#### Task details:
What follows is a listing. Return every line of it exactly.

#### Information provided:
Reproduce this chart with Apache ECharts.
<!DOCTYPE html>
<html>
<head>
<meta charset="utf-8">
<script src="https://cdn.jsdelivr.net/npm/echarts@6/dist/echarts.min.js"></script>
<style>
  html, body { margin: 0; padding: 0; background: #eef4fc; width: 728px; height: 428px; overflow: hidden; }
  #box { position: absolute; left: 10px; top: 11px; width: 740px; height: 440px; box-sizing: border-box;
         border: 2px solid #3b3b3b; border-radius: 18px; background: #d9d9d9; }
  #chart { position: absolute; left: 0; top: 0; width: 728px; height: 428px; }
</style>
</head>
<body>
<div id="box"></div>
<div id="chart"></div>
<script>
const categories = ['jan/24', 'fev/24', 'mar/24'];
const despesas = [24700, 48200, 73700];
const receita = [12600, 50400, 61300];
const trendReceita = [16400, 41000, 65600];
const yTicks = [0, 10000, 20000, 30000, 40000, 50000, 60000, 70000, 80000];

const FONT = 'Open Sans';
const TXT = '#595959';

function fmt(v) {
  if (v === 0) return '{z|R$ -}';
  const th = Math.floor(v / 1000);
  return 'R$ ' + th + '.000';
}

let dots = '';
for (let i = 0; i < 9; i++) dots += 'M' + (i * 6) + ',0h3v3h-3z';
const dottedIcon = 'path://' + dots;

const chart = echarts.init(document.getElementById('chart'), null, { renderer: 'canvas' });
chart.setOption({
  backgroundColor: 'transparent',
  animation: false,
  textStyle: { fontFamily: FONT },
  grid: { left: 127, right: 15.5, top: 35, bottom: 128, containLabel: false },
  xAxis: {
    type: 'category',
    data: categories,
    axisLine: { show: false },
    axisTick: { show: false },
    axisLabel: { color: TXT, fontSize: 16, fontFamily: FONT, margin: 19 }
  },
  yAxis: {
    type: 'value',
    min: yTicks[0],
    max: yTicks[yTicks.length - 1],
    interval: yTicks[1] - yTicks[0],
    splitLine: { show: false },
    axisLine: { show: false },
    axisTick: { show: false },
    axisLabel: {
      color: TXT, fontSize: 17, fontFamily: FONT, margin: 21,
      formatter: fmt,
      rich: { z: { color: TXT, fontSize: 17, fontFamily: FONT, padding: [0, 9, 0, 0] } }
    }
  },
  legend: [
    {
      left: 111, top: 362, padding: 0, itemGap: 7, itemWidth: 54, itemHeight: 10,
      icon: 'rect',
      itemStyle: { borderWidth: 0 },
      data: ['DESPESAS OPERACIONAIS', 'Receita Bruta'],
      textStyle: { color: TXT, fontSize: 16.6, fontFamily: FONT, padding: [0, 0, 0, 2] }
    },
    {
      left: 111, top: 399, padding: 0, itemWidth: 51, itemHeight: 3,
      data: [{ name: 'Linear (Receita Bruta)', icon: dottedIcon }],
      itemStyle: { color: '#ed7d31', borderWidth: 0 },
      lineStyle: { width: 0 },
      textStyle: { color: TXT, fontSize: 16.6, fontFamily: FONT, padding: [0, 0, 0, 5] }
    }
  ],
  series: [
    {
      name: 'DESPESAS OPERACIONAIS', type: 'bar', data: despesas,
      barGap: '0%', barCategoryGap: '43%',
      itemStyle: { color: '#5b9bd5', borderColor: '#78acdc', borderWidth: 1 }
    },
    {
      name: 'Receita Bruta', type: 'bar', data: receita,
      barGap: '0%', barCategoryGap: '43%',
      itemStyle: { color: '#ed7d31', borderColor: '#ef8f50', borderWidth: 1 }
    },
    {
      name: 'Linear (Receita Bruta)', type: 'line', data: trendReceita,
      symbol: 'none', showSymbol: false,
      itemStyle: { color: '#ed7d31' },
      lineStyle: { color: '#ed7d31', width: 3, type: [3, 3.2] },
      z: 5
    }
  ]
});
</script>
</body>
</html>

#### Finished task:
Reproduce this chart with Apache ECharts.
<!DOCTYPE html>
<html>
<head>
<meta charset="utf-8">
<script src="https://cdn.jsdelivr.net/npm/echarts@6/dist/echarts.min.js"></script>
<style>
  html, body { margin: 0; padding: 0; background: #eef4fc; width: 728px; height: 428px; overflow: hidden; }
  #box { position: absolute; left: 10px; top: 11px; width: 740px; height: 440px; box-sizing: border-box;
         border: 2px solid #3b3b3b; border-radius: 18px; background: #d9d9d9; }
  #chart { position: absolute; left: 0; top: 0; width: 728px; height: 428px; }
</style>
</head>
<body>
<div id="box"></div>
<div id="chart"></div>
<script>
const categories = ['jan/24', 'fev/24', 'mar/24'];
const despesas = [24700, 48200, 73700];
const receita = [12600, 50400, 61300];
const trendReceita = [16400, 41000, 65600];
const yTicks = [0, 10000, 20000, 30000, 40000, 50000, 60000, 70000, 80000];

const FONT = 'Open Sans';
const TXT = '#595959';

function fmt(v) {
  if (v === 0) return '{z|R$ -}';
  const th = Math.floor(v / 1000);
  return 'R$ ' + th + '.000';
}

let dots = '';
for (let i = 0; i < 9; i++) dots += 'M' + (i * 6) + ',0h3v3h-3z';
const dottedIcon = 'path://' + dots;

const chart = echarts.init(document.getElementById('chart'), null, { renderer: 'canvas' });
chart.setOption({
  backgroundColor: 'transparent',
  animation: false,
  textStyle: { fontFamily: FONT },
  grid: { left: 127, right: 15.5, top: 35, bottom: 128, containLabel: false },
  xAxis: {
    type: 'category',
    data: categories,
    axisLine: { show: false },
    axisTick: { show: false },
    axisLabel: { color: TXT, fontSize: 16, fontFamily: FONT, margin: 19 }
  },
  yAxis: {
    type: 'value',
    min: yTicks[0],
    max: yTicks[yTicks.length - 1],
    interval: yTicks[1] - yTicks[0],
    splitLine: { show: false },
    axisLine: { show: false },
    axisTick: { show: false },
    axisLabel: {
      color: TXT, fontSize: 17, fontFamily: FONT, margin: 21,
      formatter: fmt,
      rich: { z: { color: TXT, fontSize: 17, fontFamily: FONT, padding: [0, 9, 0, 0] } }
    }
  },
  legend: [
    {
      left: 111, top: 362, padding: 0, itemGap: 7, itemWidth: 54, itemHeight: 10,
      icon: 'rect',
      itemStyle: { borderWidth: 0 },
      data: ['DESPESAS OPERACIONAIS', 'Receita Bruta'],
      textStyle: { color: TXT, fontSize: 16.6, fontFamily: FONT, padding: [0, 0, 0, 2] }
    },
    {
      left: 111, top: 399, padding: 0, itemWidth: 51, itemHeight: 3,
      data: [{ name: 'Linear (Receita Bruta)', icon: dottedIcon }],
      itemStyle: { color: '#ed7d31', borderWidth: 0 },
      lineStyle: { width: 0 },
      textStyle: { color: TXT, fontSize: 16.6, fontFamily: FONT, padding: [0, 0, 0, 5] }
    }
  ],
  series: [
    {
      name: 'DESPESAS OPERACIONAIS', type: 'bar', data: despesas,
      barGap: '0%', barCategoryGap: '43%',
      itemStyle: { color: '#5b9bd5', borderColor: '#78acdc', borderWidth: 1 }
    },
    {
      name: 'Receita Bruta', type: 'bar', data: receita,
      barGap: '0%', barCategoryGap: '43%',
      itemStyle: { color: '#ed7d31', borderColor: '#ef8f50', borderWidth: 1 }
    },
    {
      name: 'Linear (Receita Bruta)', type: 'line', data: trendReceita,
      symbol: 'none', showSymbol: false,
      itemStyle: { color: '#ed7d31' },
      lineStyle: { color: '#ed7d31', width: 3, type: [3, 3.2] },
      z: 5
    }
  ]
});
</script>
</body>
</html>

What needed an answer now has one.